5 Must Know Facts For Your Next Test

1. Ciphertext is generated using encryption algorithms that vary in complexity, influencing the level of security provided.
2. In the RSA cryptosystem, ciphertext is created by raising the plaintext message to the power of the encryption key and taking the modulus with a large prime number.
3. The length of ciphertext is often longer than that of plaintext due to padding and formatting needed for secure transmission.
4. Ciphertext can be vulnerable to certain attacks if not properly implemented, highlighting the importance of robust algorithms and secure key management.
5. In quantum cryptography, ciphertext can be protected by principles such as quantum entanglement and superposition, offering potentially unbreakable security.

Review Questions

• How does ciphertext function in securing information during transmission and what role does encryption play in this process?
  • Ciphertext functions as a secure representation of plaintext by making it unreadable to anyone who does not possess the correct decryption key.
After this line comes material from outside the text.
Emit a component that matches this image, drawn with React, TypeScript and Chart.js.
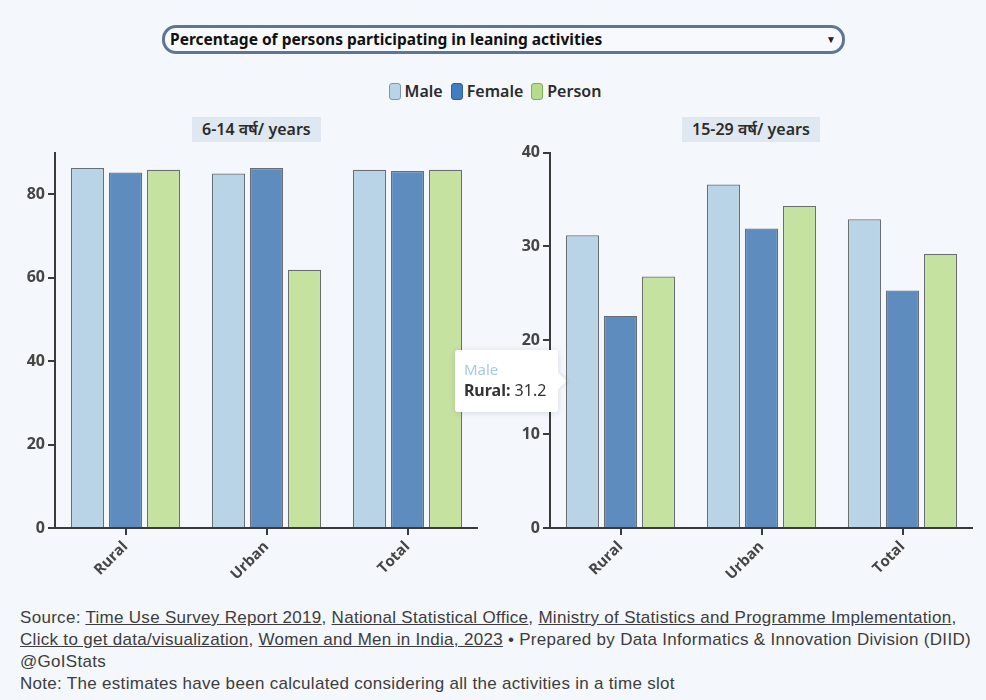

The encryption process transforms plaintext into ciphertext using an algorithm, ensuring that sensitive information remains confidential while being transmitted over potentially insecure channels. This prevents unauthorized access and protects the integrity of the data, which is crucial for secure communications.
• Discuss how ciphertext is generated in the RSA cryptosystem and its implications for data security.
  • In the RSA cryptosystem, ciphertext is generated by taking a plaintext message, converting it into a numerical format, raising it to the power of a public key exponent, and then applying a modulus operation with a large prime number. This process ensures that only someone with the corresponding private key can decrypt the ciphertext back into readable plaintext. The strength of this method lies in the difficulty of factoring large numbers, providing a robust level of security against unauthorized decryption attempts.
• Evaluate the impact of quantum cryptography on the future of ciphertext and traditional encryption methods.
  • Quantum cryptography introduces new principles that can enhance the security of ciphertext beyond what traditional encryption methods offer. By leveraging concepts such as quantum entanglement and superposition, quantum cryptographic techniques can ensure that any attempt to intercept or measure ciphertext alters its state, thereby alerting users to potential security breaches. This capability could render classical methods obsolete and revolutionize data protection strategies, ultimately leading to more secure communication channels in a world increasingly reliant on digital transactions.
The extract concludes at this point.